Rising oil prices combined with more certainty around Alaska’s handling of its permanent fund helped the state earn an outlook revision to stable from negative on its general obligation bonds from Moody’s Investors Service.
The rating agency also affirmed the Aa3 rating on its GOs.
While oil prices are a factor in Alaska’s ratings, because of its high exposure to the industry’s ups and downs, Moody’s analyst Ted Hampton said the credit analysis focuses more on budget conditions brought on by oil industry trends, not specifically price movements.
“We have not been raising and lowering the rating as oil prices rise and fall,” he said.
Oil prices at Alaska’s north slope are up, resulting in an expectation of $791 million in increased revenues over the next two years, according to the Alaska Department of Revenue’s spring 2021 forecast.
The ratings and revised outlook apply to roughly $625 million in state GO debt, $1 billion for the Alaska Municipal Bond Bank, $69 million for additional lease appropriation debt, and $63.7 million for moral obligation debt.
The ratings on the Alaska Municipal Bond Bank bonds and debt secured by state lease payments were affirmed at A1, and the moral obligation bonds of the Alaska Energy Authority were affirmed at A2. The outlook for this debt was also changed to stable from negative.

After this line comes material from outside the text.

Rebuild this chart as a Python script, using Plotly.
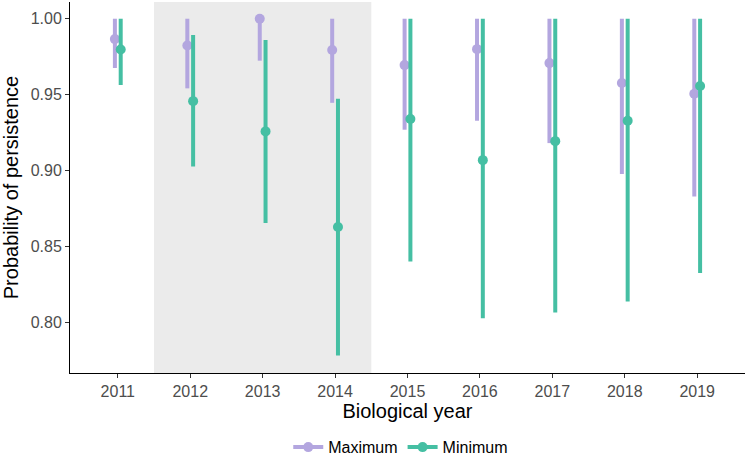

The stable outlook indicates an expectation the rating won’t change over the outlook period that runs from 12 to 24 months, according to Moody’s.
“As the U.S. and other countries seek to move away from fossil fuels, Alaska recognizes that it needs to create a fiscal model that is not so reliant on oil production,” Hampton said. “The move to stable acknowledges that the state’s draw on the Alaska Permanent Fund earnings can play a role in creating that model.”
Moody’s had initially revised the outlook to negative in July 2019 citing the state’s political paralysis.
At the time, Republican Alaska Gov. Mike Dunleavy was pushing lawmakers to issue dividends from the Permanent Fund that exceeded the state constitution’s stricture of not drawing down more than 5% annually to maintain the fund’s core amount. The fund was created in 1976 to help the oil dependent state ride out oil price swings.
Fitch Ratings lowered the state’s rating to AA-minus a few months later citing the state’s bruising budget process and the governor’s push to increase handouts from the permanent fund.
In Thursday’s report, Moody’s analysts cited an expectation the state would meet its budget requirements “using moderate and sustainable draws on the Permanent Fund’s Earnings Reserve Account in conjunction with oil production and other revenue,” for the outlook revision.
Dunleavy has again recommended higher dividend payments in his proposed budget that would draw the fund beyond its constitutionally mandated limits, but the state Legislature’s leadership said they opposed that move in a press conference March 18, saying the $1 billion from the American Rescue Plan and improved revenues would make that unnecessary.
“Whether it’s a smaller or larger permanent fund dividend, most folks in our caucus don’t want to overdraw it,” said Nome Democratic Rep. Neal Foster. “They don’t want to jeopardize the ability to pay PFDs in the future — and they don’t want to potentially impact our schools and our roads and our public safety down the road.
Alaska makes draws on the fund’s reserve both to pay for dividends and state operations.